I spend the evening eating and drinking with Bogdan and Hala and their friends Miroslav and Ola, Lesia’s parents. Later, Hala shows me the Baldys family tree, starting at Bogdan’s grandparents, my great-grandparents Gerasimus and Karolina. They had 8 children, 4 girls and 4 boys, including my
grandmother
Zofia.

Hala asks me if I want to wash my feet. She provides a basin of hot water and pulls down the loo seat for me to sit on. She scrubs my socks while I wash my feet and then brush my teeth. Its strange and touching to share such intimacy when we’ve known each other for only four days, but Hala is a practical woman and now I’m family. My employment of Levko as a driver proves to be a sore point with Bogdan. He is angry that this was arranged without his knowledge. He would have asked Taras to do it, thus fulfilling his familial duty to me and also keeping my money in the family.

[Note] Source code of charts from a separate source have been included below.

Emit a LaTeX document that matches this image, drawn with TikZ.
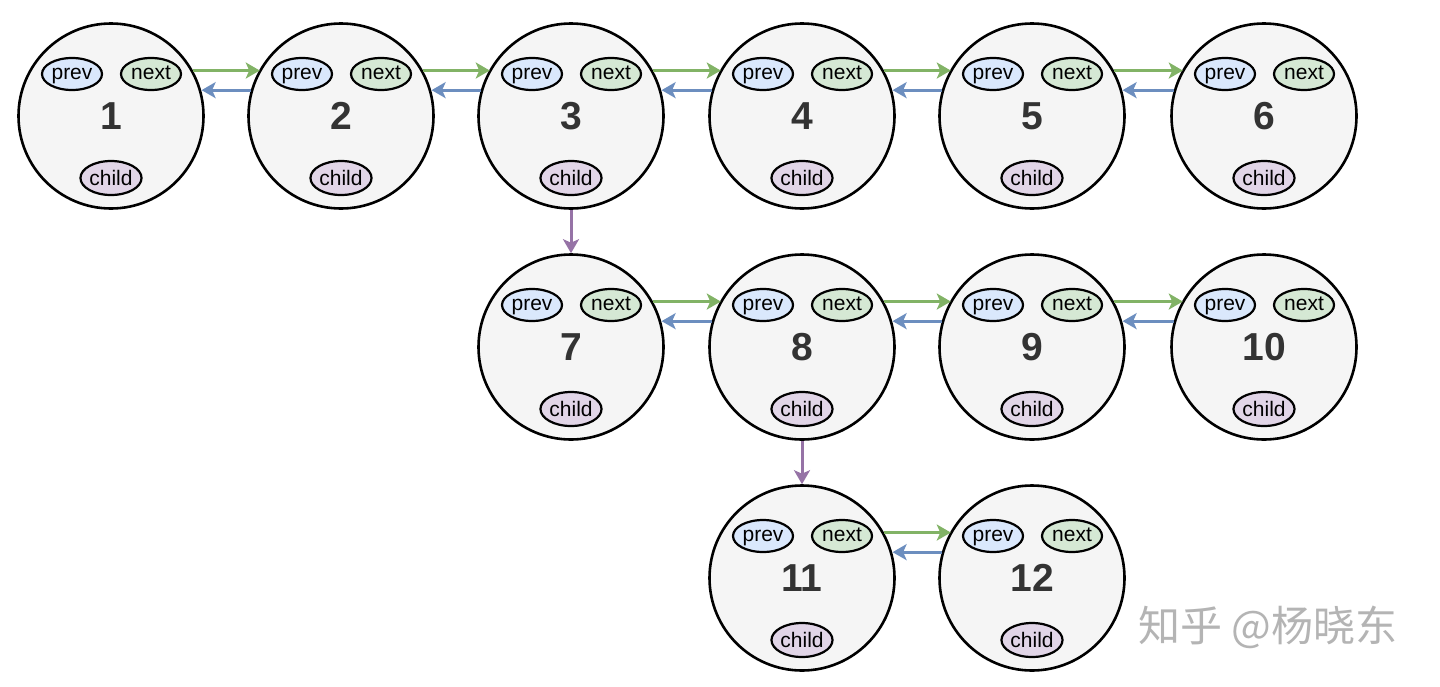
\documentclass[tikz,border=0pt]{standalone}
\usepackage{fontspec}
\setmainfont{Liberation Sans}
\newfontfamily\cjkfont{Noto Sans CJK SC}
\usetikzlibrary{arrows.meta,shapes.geometric}
\definecolor{nodefill}{HTML}{F5F5F5}
\definecolor{numcol}{HTML}{333333}
\definecolor{prevfill}{HTML}{DAE8FC}
\definecolor{nextfill}{HTML}{D5E8D4}
\definecolor{childfill}{HTML}{E1D5E7}
\definecolor{greenarr}{HTML}{82B366}
\definecolor{bluearr}{HTML}{6C8EBF}
\definecolor{purplearr}{HTML}{9673A6}
\definecolor{wmark}{HTML}{B4B4B4}
\begin{document}
\begin{tikzpicture}[x=1pt,y=-1pt,
  listnode/.style={circle,draw=black,line width=2.6pt,fill=nodefill,minimum size=185pt,inner sep=0pt,
    text=numcol,font=\fontsize{39}{39}\selectfont\bfseries},
  field/.style={ellipse,draw=black,line width=2.2pt,minimum width=60pt,minimum height=32pt,inner sep=0pt,
    text height=15pt,text depth=4pt,font=\fontsize{21}{21}\selectfont},
  prevbox/.style={field,fill=prevfill},
  nextbox/.style={field,fill=nextfill},
  childbox/.style={field,fill=childfill,minimum height=34pt,text height=15pt,text depth=1pt},
  arr/.style={line width=3pt,-{Stealth[length=14pt,width=16pt,inset=3.5pt]}},
  nextarr/.style={arr,draw=greenarr},
  prevarr/.style={arr,draw=bluearr},
  childarr/.style={arr,draw=purplearr}]
\useasboundingbox (0,0) rectangle (1440,686);
\fill[white] (0,0) rectangle (1440,686);
\foreach \n/\x/\y in {1/111/116,2/341/116,3/571/116,4/802/116,5/1032/116,6/1264/116,
                      7/571/347,8/802/347,9/1032/347,10/1264/347,
                      11/802/578,12/1032/578}{
  \node[listnode] (c\n) at (\x,\y) {\n};
  \node[prevbox] (p\n) at (\x-39,\y-42) {prev};
  \node[nextbox] (x\n) at (\x+40,\y-42) {next};
  \node[childbox] (d\n) at (\x,\y+62) {child};
}
\foreach \a/\b in {1/2,2/3,3/4,4/5,5/6,7/8,8/9,9/10,11/12}{
  \draw[nextarr] (c\a.29.6) -- (c\a.29.6 -| c\b.150.4);
  \draw[prevarr] (c\b.164.4) -- (c\b.164.4 -| c\a.15.6);
}
\draw[childarr] (c3.south) -- (c7.north);
\draw[childarr] (c8.south) -- (c11.north);
\node[text=wmark,font=\cjkfont\fontsize{42}{42}\selectfont,anchor=center] (wm) at (1268,627) {知乎 @杨晓东};
\end{tikzpicture}
\end{document}
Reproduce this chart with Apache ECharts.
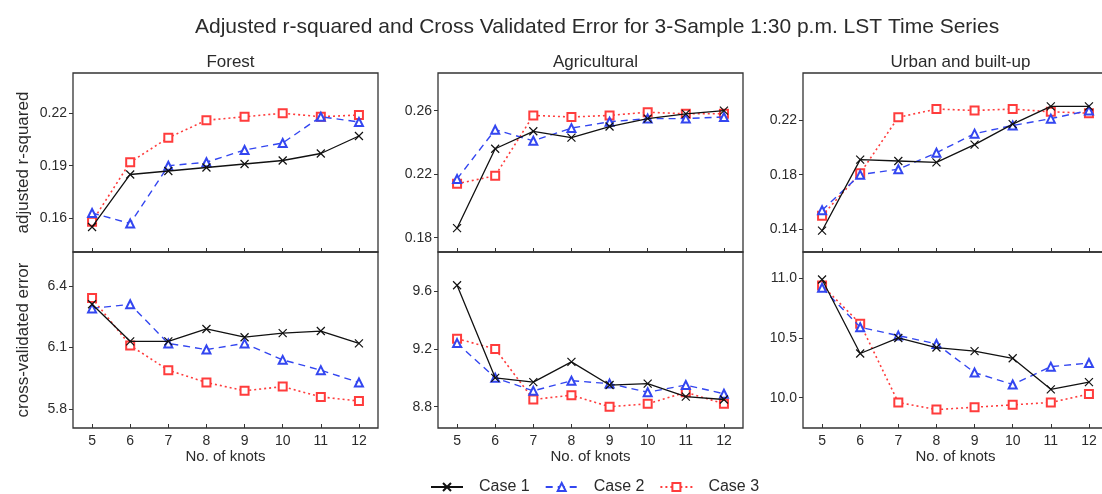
<!DOCTYPE html>
<html>
<head>
<meta charset="utf-8">
<script src="https://cdn.jsdelivr.net/npm/echarts@6/dist/echarts.min.js"></script>
<style>
  html, body { margin: 0; padding: 0; background: #fff; }
  #main { width: 1102px; height: 494px; }
</style>
</head>
<body>
<div id="main"></div>
<script>
// knots on the x axis
var knots = ['5', '6', '7', '8', '9', '10', '11', '12'];

// adjusted r-squared (top row)
var forestR2Case1 = [0.155, 0.185, 0.187, 0.189, 0.191, 0.193, 0.197, 0.207];
var forestR2Case2 = [0.163, 0.157, 0.190, 0.192, 0.199, 0.203, 0.218, 0.215];
var forestR2Case3 = [0.158, 0.192, 0.206, 0.216, 0.218, 0.220, 0.218, 0.219];

var agriR2Case1 = [0.186, 0.236, 0.247, 0.243, 0.250, 0.255, 0.258, 0.260];
var agriR2Case2 = [0.217, 0.248, 0.241, 0.249, 0.253, 0.255, 0.255, 0.256];
var agriR2Case3 = [0.214, 0.219, 0.257, 0.256, 0.257, 0.259, 0.258, 0.258];

var urbanR2Case1 = [0.139, 0.191, 0.190, 0.189, 0.202, 0.217, 0.230, 0.230];
var urbanR2Case2 = [0.154, 0.180, 0.184, 0.196, 0.210, 0.216, 0.221, 0.227];
var urbanR2Case3 = [0.150, 0.181, 0.222, 0.228, 0.227, 0.228, 0.226, 0.225];

// cross-validated error (bottom row)
var forestCvCase1 = [6.31, 6.13, 6.13, 6.19, 6.15, 6.17, 6.18, 6.12];
var forestCvCase2 = [6.29, 6.31, 6.12, 6.09, 6.12, 6.04, 5.99, 5.93];
var forestCvCase3 = [6.34, 6.11, 5.99, 5.93, 5.89, 5.91, 5.86, 5.84];

var agriCvCase1 = [9.64, 9.00, 8.97, 9.11, 8.95, 8.96, 8.87, 8.85];
var agriCvCase2 = [9.24, 9.00, 8.91, 8.98, 8.96, 8.90, 8.95, 8.89];
var agriCvCase3 = [9.27, 9.20, 8.85, 8.88, 8.80, 8.82, 8.90, 8.82];

var urbanCvCase1 = [10.99, 10.37, 10.50, 10.42, 10.39, 10.33, 10.07, 10.13];
var urbanCvCase2 = [10.92, 10.59, 10.52, 10.45, 10.21, 10.11, 10.26, 10.29];
var urbanCvCase3 = [10.94, 10.62, 9.96, 9.90, 9.92, 9.94, 9.96, 10.03];

// tick labels
var forestR2Ticks = [0.16, 0.19, 0.22];
var agriR2Ticks = [0.18, 0.22, 0.26];
var urbanR2Ticks = [0.14, 0.18, 0.22];
var forestCvTicks = [5.8, 6.1, 6.4];
var agriCvTicks = [8.8, 9.2, 9.6];
var urbanCvTicks = [10.0, 10.5, 11.0];

var panelNames = ['Forest', 'Agricultural', 'Urban and built-up'];
var caseNames = ['Case 1', 'Case 2', 'Case 3'];

var textColor = '#2b2b2b';
var frameColor = '#333';
var font = 'Liberation Sans, Arial, sans-serif';

// layout of the six panels
var colLeft = [73, 438, 803];
var colWidth = 305;
var rowTop = [73, 252];
var rowHeight = [179, 176];
// visible ranges of the y axes, row by row
var yRange = [
  [[0.1407, 0.243], [0.171, 0.2837], [0.1234, 0.2544]],
  [[5.709, 6.564], [8.653, 9.87], [9.746, 11.22]]
];

var rows = [
  [
    [forestR2Case1, forestR2Case2, forestR2Case3],
    [agriR2Case1, agriR2Case2, agriR2Case3],
    [urbanR2Case1, urbanR2Case2, urbanR2Case3]
  ],
  [
    [forestCvCase1, forestCvCase2, forestCvCase3],
    [agriCvCase1, agriCvCase2, agriCvCase3],
    [urbanCvCase1, urbanCvCase2, urbanCvCase3]
  ]
];
var ticks = [
  [forestR2Ticks, agriR2Ticks, urbanR2Ticks],
  [forestCvTicks, agriCvTicks, urbanCvTicks]
];
var yNames = ['adjusted r-squared', 'cross-validated error'];

var caseStyle = [
  { color: '#111', symbol: 'path://M0,0L10,10M10,0L0,10', type: 'solid', width: 1.3 },
  { color: '#3346f0', symbol: 'emptyTriangle', type: [7, 5], width: 1.4 },
  { color: '#ff3c3c', symbol: 'emptyRect', type: [2, 3], width: 1.6 }
];

var grids = [], xAxes = [], yAxes = [], series = [];
var titles = [{
  text: 'Adjusted r-squared and Cross Validated Error for 3-Sample 1:30 p.m. LST Time Series',
  left: 190, top: 12,
  textStyle: { fontSize: 21, fontWeight: 'normal', color: textColor, fontFamily: font }
}];

panelNames.forEach(function (name, c) {
  titles.push({
    text: name,
    left: colLeft[c] + colWidth / 2, top: 49, textAlign: 'center',
    textStyle: { fontSize: 17, fontWeight: 'normal', color: textColor, fontFamily: font }
  });
});

for (var r = 0; r < 2; r++) {
  for (var c = 0; c < 3; c++) {
    var idx = grids.length;
    grids.push({
      left: colLeft[c], top: rowTop[r], width: colWidth, height: rowHeight[r],
      show: true, borderColor: frameColor, borderWidth: 1.3,
      outerBoundsMode: 'none'
    });
    xAxes.push({
      type: 'category', gridIndex: idx, data: knots, boundaryGap: true,
      axisLine: { show: false },
      axisTick: { show: true, inside: true, alignWithLabel: true, length: 4, lineStyle: { color: frameColor } },
      axisLabel: { show: r === 1, color: textColor, fontSize: 14, fontFamily: font, margin: 6 },
      name: r === 1 ? 'No. of knots' : '',
      nameLocation: 'middle', nameGap: 19,
      nameTextStyle: { color: textColor, fontSize: 15, fontFamily: font }
    });
    var tk = ticks[r][c];
    yAxes.push({
      type: 'value', gridIndex: idx,
      min: yRange[r][c][0], max: yRange[r][c][1],
      splitLine: { show: false },
      axisLine: { show: false },
      axisTick: { show: true, length: 4, customValues: tk, lineStyle: { color: frameColor } },
      axisLabel: {
        customValues: tk, color: textColor, fontSize: 14, fontFamily: font, margin: 6,
        formatter: (function (dec) { return function (v) { return v.toFixed(dec); }; })(r === 0 ? 2 : 1)
      },
      name: c === 0 ? yNames[r] : '',
      nameLocation: 'middle', nameGap: 41,
      nameTextStyle: { color: textColor, fontSize: 17, fontFamily: font }
    });
    rows[r][c].forEach(function (vals, k) {
      var st = caseStyle[k];
      series.push({
        name: caseNames[k], type: 'line',
        xAxisIndex: idx, yAxisIndex: idx,
        data: vals,
        symbol: st.symbol, symbolSize: 8,
        showAllSymbol: true,
        lineStyle: { color: st.color, width: st.width, type: st.type },
        itemStyle: { color: st.color, borderColor: st.color, borderWidth: 1.2 },
        z: 3 + (2 - k),
        animation: false
      });
    });
  }
}

var myChart = echarts.init(document.getElementById('main'));
myChart.setOption({
  animation: false,
  title: titles,
  legend: {
    data: caseNames,
    top: 474, left: 425,
    itemWidth: 32, itemHeight: 10, itemGap: 15,
    textStyle: { color: textColor, fontSize: 16, fontFamily: font, padding: [0, 0, 0, 11] }
  },
  grid: grids,
  xAxis: xAxes,
  yAxis: yAxes,
  series: series
});
</script>
</body>
</html>
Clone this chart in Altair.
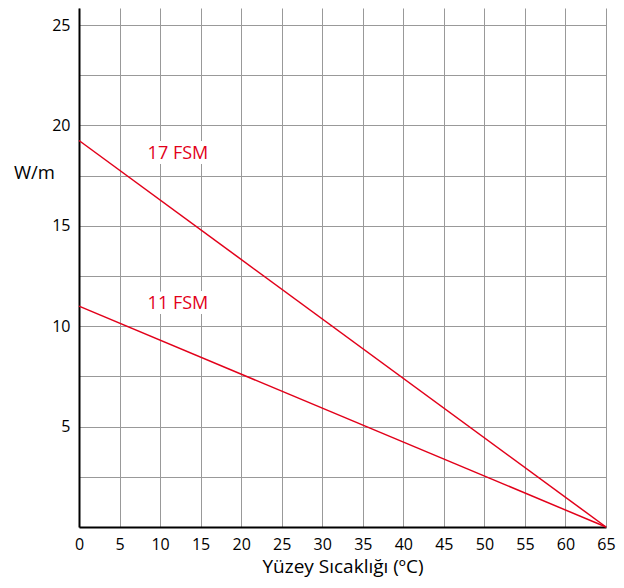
import altair as alt
import pandas as pd

series = ["17 FSM", "17 FSM", "11 FSM", "11 FSM"]
temps = [0, 65, 0, 65]
watts = [19.25, 0, 11.0, 0]

label_text = ["17 FSM", "11 FSM"]
label_x = [12.2, 12.2]
label_y = [18.6, 11.1]

x_ticks = list(range(0, 70, 5))
y_grid = [2.5 * i for i in range(1, 11)]

RED = "#e2001a"
FONT = "Open Sans"

df = pd.DataFrame({"series": series, "t": temps, "w": watts})
lab = pd.DataFrame({"text": label_text, "x": label_x, "y": label_y})

xs = alt.Scale(domain=[0, 65], nice=False, zero=False)
ys = alt.Scale(domain=[0, 25.85], nice=False)

lines = alt.Chart(df).mark_line(color=RED, strokeWidth=1.5).encode(
    x=alt.X("t:Q", scale=xs,
            axis=alt.Axis(values=x_ticks, title="Yüzey Sıcaklığı (ºC)", grid=True,
                          gridColor="#999999", gridWidth=1, gridOpacity=1,
                          ticks=False, domainColor="#000000", domainWidth=2,
                          labelFlush=False, labelOverlap=False,
                          labelFontSize=16, labelFont=FONT, labelColor="#000",
                          labelPadding=9, titleFontSize=19, titleFont=FONT,
                          titleFontWeight="normal", titleColor="#000", titlePadding=5)),
    y=alt.Y("w:Q", scale=ys,
            axis=alt.Axis(values=y_grid, title="W/m", grid=True,
                          gridColor="#999999", gridWidth=1, gridOpacity=1,
                          ticks=False, domainColor="#000000", domainWidth=2,
                          labelExpr="datum.value % 5 == 0 ? datum.label : ''",
                          labelFlush=False, labelOverlap=False,
                          labelFontSize=16, labelFont=FONT, labelColor="#000",
                          labelPadding=9, titleFontSize=18.5, titleFont=FONT,
                          titleFontWeight="normal", titleColor="#000",
                          titleAngle=0, titleX=-45, titleY=164,
                          titleAlign="center", titleBaseline="middle")),
    detail="series:N",
)

bg = alt.Chart(lab).mark_text(fontSize=18, font=FONT, color="white", stroke="white",
                              strokeWidth=10).encode(
    x=alt.X("x:Q", scale=xs), y=alt.Y("y:Q", scale=ys), text="text:N")
txt = alt.Chart(lab).mark_text(fontSize=18, font=FONT, color=RED).encode(
    x=alt.X("x:Q", scale=xs), y=alt.Y("y:Q", scale=ys), text="text:N")

chart = alt.layer(bg, lines, txt).properties(
    width=527, height=519,
    autosize=alt.AutoSizeParams(type="none"),
    padding={"left": 71, "top": 0, "right": 10, "bottom": 53},
).configure_view(stroke=None)

chart.save("out.html", embed_options={"renderer": "svg", "actions": False})
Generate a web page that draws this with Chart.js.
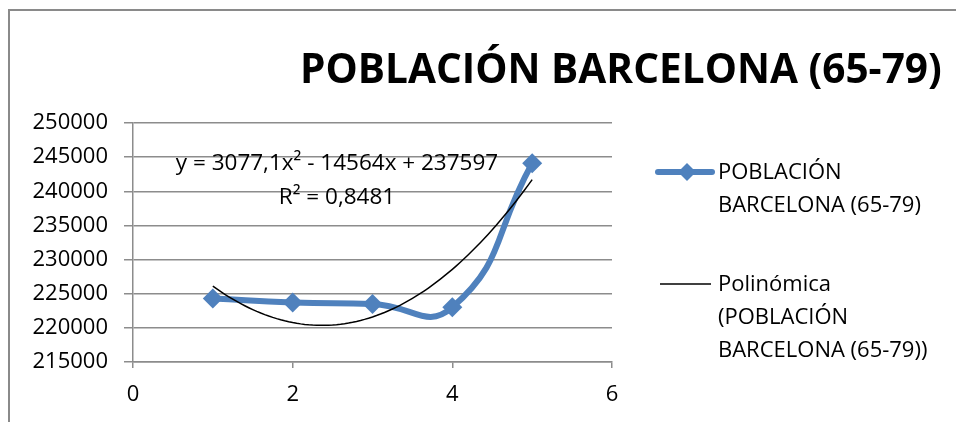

Lying in the fold-down bed settee as Pidhaitsi’s dogs howl in the night, I dream that my grandfather is not, in fact, a Pole, but an Iraqi related to Saddam Hussein! I’ve seen only one photograph of him, towards the end of his life, thin-faced and staring, with a thick, Saddam-like moustache. There is a voice in the dream telling me this, whose I don’t know. It’s a comical suggestion, one which mocks my search for
information
. But in a way, it’s also pertinent. His identity, and that of so many of the dead, particularly here where so many have died in the chaos of war, is buried. Yes, he was a Pole, a rich farmer from Gnilowody, son of an earlier Mateusz, but for me now, that’s as far as it goes. For all I know, he could have been a relative of Saddam, Queen Victoria, Charlie Chaplin
or anyone else you care to mention. Is there a point where the extended branches of a family tree become meaningless? Or is the real meaning of ancestry the fact that each of us is ultimately connected with every other human being?